__Direction__
Reproduce all the lines exactly as they stand, apart from the pictures.

__Given data__
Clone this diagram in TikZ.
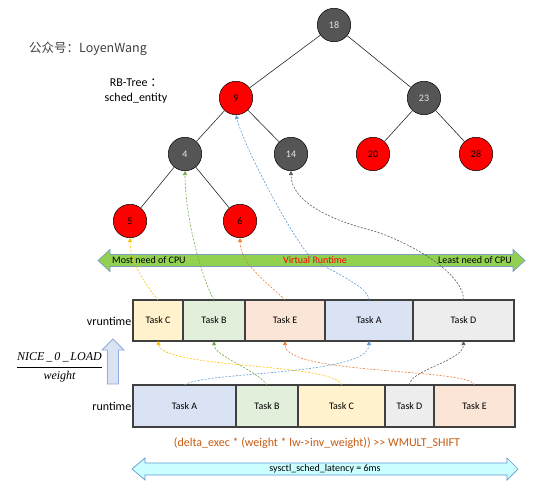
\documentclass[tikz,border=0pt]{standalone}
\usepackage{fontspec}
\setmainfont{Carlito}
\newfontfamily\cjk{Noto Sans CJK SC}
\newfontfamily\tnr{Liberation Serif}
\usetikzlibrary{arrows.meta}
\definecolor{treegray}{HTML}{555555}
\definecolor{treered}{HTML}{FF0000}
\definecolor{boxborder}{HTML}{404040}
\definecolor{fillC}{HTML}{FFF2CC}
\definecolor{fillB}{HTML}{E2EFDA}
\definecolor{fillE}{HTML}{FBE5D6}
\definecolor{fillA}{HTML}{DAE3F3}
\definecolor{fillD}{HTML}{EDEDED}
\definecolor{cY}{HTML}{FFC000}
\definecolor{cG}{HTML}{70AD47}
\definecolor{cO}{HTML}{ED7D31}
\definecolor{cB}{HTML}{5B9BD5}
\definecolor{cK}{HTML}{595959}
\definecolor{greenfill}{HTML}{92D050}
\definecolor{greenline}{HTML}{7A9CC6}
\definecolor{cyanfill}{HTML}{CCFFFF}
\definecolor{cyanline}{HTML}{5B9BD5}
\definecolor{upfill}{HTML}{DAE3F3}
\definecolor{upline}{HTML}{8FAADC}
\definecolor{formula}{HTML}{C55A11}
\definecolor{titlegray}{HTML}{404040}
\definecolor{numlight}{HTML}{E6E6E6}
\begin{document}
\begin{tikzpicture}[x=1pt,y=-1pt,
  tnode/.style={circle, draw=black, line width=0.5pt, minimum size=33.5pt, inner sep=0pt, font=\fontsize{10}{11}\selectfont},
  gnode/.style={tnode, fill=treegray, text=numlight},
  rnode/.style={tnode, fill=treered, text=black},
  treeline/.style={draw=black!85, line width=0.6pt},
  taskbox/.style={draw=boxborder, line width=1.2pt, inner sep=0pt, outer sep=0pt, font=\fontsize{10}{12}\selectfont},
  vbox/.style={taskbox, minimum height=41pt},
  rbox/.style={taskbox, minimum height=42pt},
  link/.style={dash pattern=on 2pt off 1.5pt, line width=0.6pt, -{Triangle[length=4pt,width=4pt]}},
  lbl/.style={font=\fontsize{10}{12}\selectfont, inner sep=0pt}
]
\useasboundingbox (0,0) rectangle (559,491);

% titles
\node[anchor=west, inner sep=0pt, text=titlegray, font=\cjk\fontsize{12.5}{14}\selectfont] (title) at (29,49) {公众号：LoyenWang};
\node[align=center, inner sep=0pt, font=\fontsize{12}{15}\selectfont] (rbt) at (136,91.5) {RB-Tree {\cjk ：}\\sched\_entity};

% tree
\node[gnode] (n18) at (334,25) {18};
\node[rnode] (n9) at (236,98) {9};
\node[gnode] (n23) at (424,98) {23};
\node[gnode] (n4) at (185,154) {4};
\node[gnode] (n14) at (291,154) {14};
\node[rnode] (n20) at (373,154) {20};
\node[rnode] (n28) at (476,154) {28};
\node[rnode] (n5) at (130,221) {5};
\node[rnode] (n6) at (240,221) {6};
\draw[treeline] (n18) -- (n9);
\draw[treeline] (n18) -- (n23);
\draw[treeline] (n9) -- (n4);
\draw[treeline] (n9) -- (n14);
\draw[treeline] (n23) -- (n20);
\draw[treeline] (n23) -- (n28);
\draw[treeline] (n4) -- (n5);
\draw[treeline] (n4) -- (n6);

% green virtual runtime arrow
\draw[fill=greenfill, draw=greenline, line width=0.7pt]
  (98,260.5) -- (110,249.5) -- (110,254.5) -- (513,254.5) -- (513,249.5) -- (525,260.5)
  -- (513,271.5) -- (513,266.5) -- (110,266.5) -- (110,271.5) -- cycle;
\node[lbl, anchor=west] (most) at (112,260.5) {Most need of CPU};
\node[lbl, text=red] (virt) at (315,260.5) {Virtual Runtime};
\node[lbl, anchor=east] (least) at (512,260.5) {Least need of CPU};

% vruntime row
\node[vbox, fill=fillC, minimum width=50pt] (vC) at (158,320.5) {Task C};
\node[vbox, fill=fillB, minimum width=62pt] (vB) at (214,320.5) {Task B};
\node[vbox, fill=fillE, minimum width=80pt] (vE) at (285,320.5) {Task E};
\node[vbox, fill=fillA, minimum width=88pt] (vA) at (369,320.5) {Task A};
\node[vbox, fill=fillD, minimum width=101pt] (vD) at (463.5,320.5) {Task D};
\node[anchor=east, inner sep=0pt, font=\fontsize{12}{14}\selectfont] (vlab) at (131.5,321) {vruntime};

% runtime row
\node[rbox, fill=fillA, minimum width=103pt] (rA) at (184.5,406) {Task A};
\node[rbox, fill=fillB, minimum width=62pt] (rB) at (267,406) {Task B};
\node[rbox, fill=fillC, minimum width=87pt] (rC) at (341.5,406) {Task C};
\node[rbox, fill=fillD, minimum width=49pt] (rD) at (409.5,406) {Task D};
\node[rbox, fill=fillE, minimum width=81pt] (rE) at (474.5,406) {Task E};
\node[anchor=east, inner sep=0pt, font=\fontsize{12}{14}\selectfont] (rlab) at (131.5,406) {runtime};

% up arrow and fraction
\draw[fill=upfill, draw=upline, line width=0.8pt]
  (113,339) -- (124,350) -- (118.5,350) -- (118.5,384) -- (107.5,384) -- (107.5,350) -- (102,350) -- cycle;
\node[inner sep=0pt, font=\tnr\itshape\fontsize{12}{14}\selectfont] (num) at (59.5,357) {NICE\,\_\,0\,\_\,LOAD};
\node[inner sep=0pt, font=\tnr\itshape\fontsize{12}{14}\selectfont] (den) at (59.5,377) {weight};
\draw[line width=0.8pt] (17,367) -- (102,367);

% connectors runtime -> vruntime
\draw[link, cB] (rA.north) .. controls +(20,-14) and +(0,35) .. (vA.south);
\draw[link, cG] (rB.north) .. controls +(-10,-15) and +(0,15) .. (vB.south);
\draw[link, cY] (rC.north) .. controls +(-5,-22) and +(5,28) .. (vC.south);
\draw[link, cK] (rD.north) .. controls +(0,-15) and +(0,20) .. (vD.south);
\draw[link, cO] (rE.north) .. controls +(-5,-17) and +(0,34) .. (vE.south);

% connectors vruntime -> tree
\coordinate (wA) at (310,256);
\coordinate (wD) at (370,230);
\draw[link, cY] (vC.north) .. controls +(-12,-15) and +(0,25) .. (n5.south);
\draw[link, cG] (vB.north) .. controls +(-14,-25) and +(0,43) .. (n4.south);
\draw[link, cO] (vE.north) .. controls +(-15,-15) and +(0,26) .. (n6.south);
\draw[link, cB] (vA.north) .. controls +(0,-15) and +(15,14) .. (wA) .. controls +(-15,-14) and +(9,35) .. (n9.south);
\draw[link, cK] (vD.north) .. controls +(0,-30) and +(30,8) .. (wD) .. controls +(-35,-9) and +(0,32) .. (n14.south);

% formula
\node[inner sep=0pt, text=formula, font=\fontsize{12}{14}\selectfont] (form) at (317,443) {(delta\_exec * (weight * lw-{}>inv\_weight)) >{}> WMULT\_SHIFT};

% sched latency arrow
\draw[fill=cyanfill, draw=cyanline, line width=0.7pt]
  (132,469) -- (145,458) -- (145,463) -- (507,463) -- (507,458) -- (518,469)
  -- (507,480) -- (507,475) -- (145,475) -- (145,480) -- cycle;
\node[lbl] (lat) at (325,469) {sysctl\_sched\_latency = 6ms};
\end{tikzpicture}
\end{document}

__Worked solution__
Clone this diagram in TikZ.
\documentclass[tikz,border=0pt]{standalone}
\usepackage{fontspec}
\setmainfont{Carlito}
\newfontfamily\cjk{Noto Sans CJK SC}
\newfontfamily\tnr{Liberation Serif}
\usetikzlibrary{arrows.meta}
\definecolor{treegray}{HTML}{555555}
\definecolor{treered}{HTML}{FF0000}
\definecolor{boxborder}{HTML}{404040}
\definecolor{fillC}{HTML}{FFF2CC}
\definecolor{fillB}{HTML}{E2EFDA}
\definecolor{fillE}{HTML}{FBE5D6}
\definecolor{fillA}{HTML}{DAE3F3}
\definecolor{fillD}{HTML}{EDEDED}
\definecolor{cY}{HTML}{FFC000}
\definecolor{cG}{HTML}{70AD47}
\definecolor{cO}{HTML}{ED7D31}
\definecolor{cB}{HTML}{5B9BD5}
\definecolor{cK}{HTML}{595959}
\definecolor{greenfill}{HTML}{92D050}
\definecolor{greenline}{HTML}{7A9CC6}
\definecolor{cyanfill}{HTML}{CCFFFF}
\definecolor{cyanline}{HTML}{5B9BD5}
\definecolor{upfill}{HTML}{DAE3F3}
\definecolor{upline}{HTML}{8FAADC}
\definecolor{formula}{HTML}{C55A11}
\definecolor{titlegray}{HTML}{404040}
\definecolor{numlight}{HTML}{E6E6E6}
\begin{document}
\begin{tikzpicture}[x=1pt,y=-1pt,
  tnode/.style={circle, draw=black, line width=0.5pt, minimum size=33.5pt, inner sep=0pt, font=\fontsize{10}{11}\selectfont},
  gnode/.style={tnode, fill=treegray, text=numlight},
  rnode/.style={tnode, fill=treered, text=black},
  treeline/.style={draw=black!85, line width=0.6pt},
  taskbox/.style={draw=boxborder, line width=1.2pt, inner sep=0pt, outer sep=0pt, font=\fontsize{10}{12}\selectfont},
  vbox/.style={taskbox, minimum height=41pt},
  rbox/.style={taskbox, minimum height=42pt},
  link/.style={dash pattern=on 2pt off 1.5pt, line width=0.6pt, -{Triangle[length=4pt,width=4pt]}},
  lbl/.style={font=\fontsize{10}{12}\selectfont, inner sep=0pt}
]
\useasboundingbox (0,0) rectangle (559,491);

% titles
\node[anchor=west, inner sep=0pt, text=titlegray, font=\cjk\fontsize{12.5}{14}\selectfont] (title) at (29,49) {公众号：LoyenWang};
\node[align=center, inner sep=0pt, font=\fontsize{12}{15}\selectfont] (rbt) at (136,91.5) {RB-Tree {\cjk ：}\\sched\_entity};

% tree
\node[gnode] (n18) at (334,25) {18};
\node[rnode] (n9) at (236,98) {9};
\node[gnode] (n23) at (424,98) {23};
\node[gnode] (n4) at (185,154) {4};
\node[gnode] (n14) at (291,154) {14};
\node[rnode] (n20) at (373,154) {20};
\node[rnode] (n28) at (476,154) {28};
\node[rnode] (n5) at (130,221) {5};
\node[rnode] (n6) at (240,221) {6};
\draw[treeline] (n18) -- (n9);
\draw[treeline] (n18) -- (n23);
\draw[treeline] (n9) -- (n4);
\draw[treeline] (n9) -- (n14);
\draw[treeline] (n23) -- (n20);
\draw[treeline] (n23) -- (n28);
\draw[treeline] (n4) -- (n5);
\draw[treeline] (n4) -- (n6);

% green virtual runtime arrow
\draw[fill=greenfill, draw=greenline, line width=0.7pt]
  (98,260.5) -- (110,249.5) -- (110,254.5) -- (513,254.5) -- (513,249.5) -- (525,260.5)
  -- (513,271.5) -- (513,266.5) -- (110,266.5) -- (110,271.5) -- cycle;
\node[lbl, anchor=west] (most) at (112,260.5) {Most need of CPU};
\node[lbl, text=red] (virt) at (315,260.5) {Virtual Runtime};
\node[lbl, anchor=east] (least) at (512,260.5) {Least need of CPU};

% vruntime row
\node[vbox, fill=fillC, minimum width=50pt] (vC) at (158,320.5) {Task C};
\node[vbox, fill=fillB, minimum width=62pt] (vB) at (214,320.5) {Task B};
\node[vbox, fill=fillE, minimum width=80pt] (vE) at (285,320.5) {Task E};
\node[vbox, fill=fillA, minimum width=88pt] (vA) at (369,320.5) {Task A};
\node[vbox, fill=fillD, minimum width=101pt] (vD) at (463.5,320.5) {Task D};
\node[anchor=east, inner sep=0pt, font=\fontsize{12}{14}\selectfont] (vlab) at (131.5,321) {vruntime};

% runtime row
\node[rbox, fill=fillA, minimum width=103pt] (rA) at (184.5,406) {Task A};
\node[rbox, fill=fillB, minimum width=62pt] (rB) at (267,406) {Task B};
\node[rbox, fill=fillC, minimum width=87pt] (rC) at (341.5,406) {Task C};
\node[rbox, fill=fillD, minimum width=49pt] (rD) at (409.5,406) {Task D};
\node[rbox, fill=fillE, minimum width=81pt] (rE) at (474.5,406) {Task E};
\node[anchor=east, inner sep=0pt, font=\fontsize{12}{14}\selectfont] (rlab) at (131.5,406) {runtime};

% up arrow and fraction
\draw[fill=upfill, draw=upline, line width=0.8pt]
  (113,339) -- (124,350) -- (118.5,350) -- (118.5,384) -- (107.5,384) -- (107.5,350) -- (102,350) -- cycle;
\node[inner sep=0pt, font=\tnr\itshape\fontsize{12}{14}\selectfont] (num) at (59.5,357) {NICE\,\_\,0\,\_\,LOAD};
\node[inner sep=0pt, font=\tnr\itshape\fontsize{12}{14}\selectfont] (den) at (59.5,377) {weight};
\draw[line width=0.8pt] (17,367) -- (102,367);

% connectors runtime -> vruntime
\draw[link, cB] (rA.north) .. controls +(20,-14) and +(0,35) .. (vA.south);
\draw[link, cG] (rB.north) .. controls +(-10,-15) and +(0,15) .. (vB.south);
\draw[link, cY] (rC.north) .. controls +(-5,-22) and +(5,28) .. (vC.south);
\draw[link, cK] (rD.north) .. controls +(0,-15) and +(0,20) .. (vD.south);
\draw[link, cO] (rE.north) .. controls +(-5,-17) and +(0,34) .. (vE.south);

% connectors vruntime -> tree
\coordinate (wA) at (310,256);
\coordinate (wD) at (370,230);
\draw[link, cY] (vC.north) .. controls +(-12,-15) and +(0,25) .. (n5.south);
\draw[link, cG] (vB.north) .. controls +(-14,-25) and +(0,43) .. (n4.south);
\draw[link, cO] (vE.north) .. controls +(-15,-15) and +(0,26) .. (n6.south);
\draw[link, cB] (vA.north) .. controls +(0,-15) and +(15,14) .. (wA) .. controls +(-15,-14) and +(9,35) .. (n9.south);
\draw[link, cK] (vD.north) .. controls +(0,-30) and +(30,8) .. (wD) .. controls +(-35,-9) and +(0,32) .. (n14.south);

% formula
\node[inner sep=0pt, text=formula, font=\fontsize{12}{14}\selectfont] (form) at (317,443) {(delta\_exec * (weight * lw-{}>inv\_weight)) >{}> WMULT\_SHIFT};

% sched latency arrow
\draw[fill=cyanfill, draw=cyanline, line width=0.7pt]
  (132,469) -- (145,458) -- (145,463) -- (507,463) -- (507,458) -- (518,469)
  -- (507,480) -- (507,475) -- (145,475) -- (145,480) -- cycle;
\node[lbl] (lat) at (325,469) {sysctl\_sched\_latency = 6ms};
\end{tikzpicture}
\end{document}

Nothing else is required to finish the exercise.